**What needs to be done:** All the data should be repeated exactly. Any image in it is left out.

——————————

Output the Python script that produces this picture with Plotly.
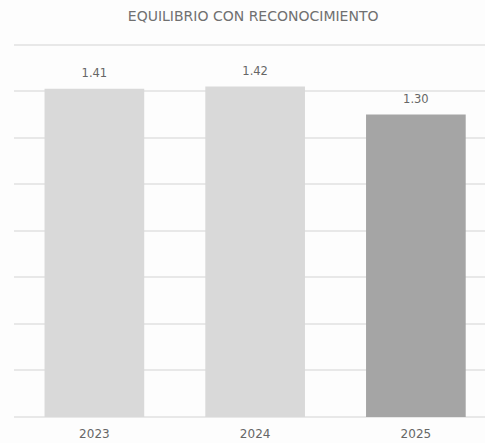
import plotly.graph_objects as go

years = ["2023", "2024", "2025"]
values = [1.41, 1.42, 1.30]
bar_colors = ["#d9d9d9", "#d9d9d9", "#a5a5a5"]
value_labels = ["1.41", "1.42", "1.30"]

fig = go.Figure()
fig.add_trace(go.Bar(
    x=years, y=values, marker_color=bar_colors, marker_line_width=0,
    width=0.62, cliponaxis=False, hoverinfo="skip",
))
fig.add_trace(go.Scatter(
    x=years, y=values, mode="markers+text", text=value_labels,
    textposition="top center",
    marker=dict(size=12, color="rgba(0,0,0,0)"),
    textfont=dict(size=11.5, color="#666666", family="DejaVu Sans"),
    cliponaxis=False, hoverinfo="skip",
))

fig.update_layout(
    width=485, height=443,
    margin=dict(l=14, r=0, t=40, b=26),
    paper_bgcolor="#fdfdfd", plot_bgcolor="#fdfdfd",
    title=dict(text="EQUILIBRIO CON RECONOCIMIENTO", x=0.522, xanchor="center",
               y=0.963, yanchor="middle",
               font=dict(size=14, color="#707070", family="DejaVu Sans")),
    showlegend=False,
    font=dict(family="DejaVu Sans", color="#666666"),
)
fig.update_xaxes(range=[-0.5, 2.43], showgrid=False, showline=False,
                 tickfont=dict(size=12, color="#666666"), ticks="",
                 ticklabelstandoff=8)
fig.update_yaxes(range=[0, 1.62], dtick=0.2, showticklabels=False,
                 gridcolor="#e8e8e8", gridwidth=1.5, zeroline=True,
                 zerolinecolor="#e8e8e8", zerolinewidth=1.5)

fig.write_html("out.html", config={"displayModeBar": False},
               post_script="document.body.style.margin='0';")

——————————

**The output:**
Output the Python script that produces this picture with Plotly.
import plotly.graph_objects as go

years = ["2023", "2024", "2025"]
values = [1.41, 1.42, 1.30]
bar_colors = ["#d9d9d9", "#d9d9d9", "#a5a5a5"]
value_labels = ["1.41", "1.42", "1.30"]

fig = go.Figure()
fig.add_trace(go.Bar(
    x=years, y=values, marker_color=bar_colors, marker_line_width=0,
    width=0.62, cliponaxis=False, hoverinfo="skip",
))
fig.add_trace(go.Scatter(
    x=years, y=values, mode="markers+text", text=value_labels,
    textposition="top center",
    marker=dict(size=12, color="rgba(0,0,0,0)"),
    textfont=dict(size=11.5, color="#666666", family="DejaVu Sans"),
    cliponaxis=False, hoverinfo="skip",
))

fig.update_layout(
    width=485, height=443,
    margin=dict(l=14, r=0, t=40, b=26),
    paper_bgcolor="#fdfdfd", plot_bgcolor="#fdfdfd",
    title=dict(text="EQUILIBRIO CON RECONOCIMIENTO", x=0.522, xanchor="center",
               y=0.963, yanchor="middle",
               font=dict(size=14, color="#707070", family="DejaVu Sans")),
    showlegend=False,
    font=dict(family="DejaVu Sans", color="#666666"),
)
fig.update_xaxes(range=[-0.5, 2.43], showgrid=False, showline=False,
                 tickfont=dict(size=12, color="#666666"), ticks="",
                 ticklabelstandoff=8)
fig.update_yaxes(range=[0, 1.62], dtick=0.2, showticklabels=False,
                 gridcolor="#e8e8e8", gridwidth=1.5, zeroline=True,
                 zerolinecolor="#e8e8e8", zerolinewidth=1.5)

fig.write_html("out.html", config={"displayModeBar": False},
               post_script="document.body.style.margin='0';")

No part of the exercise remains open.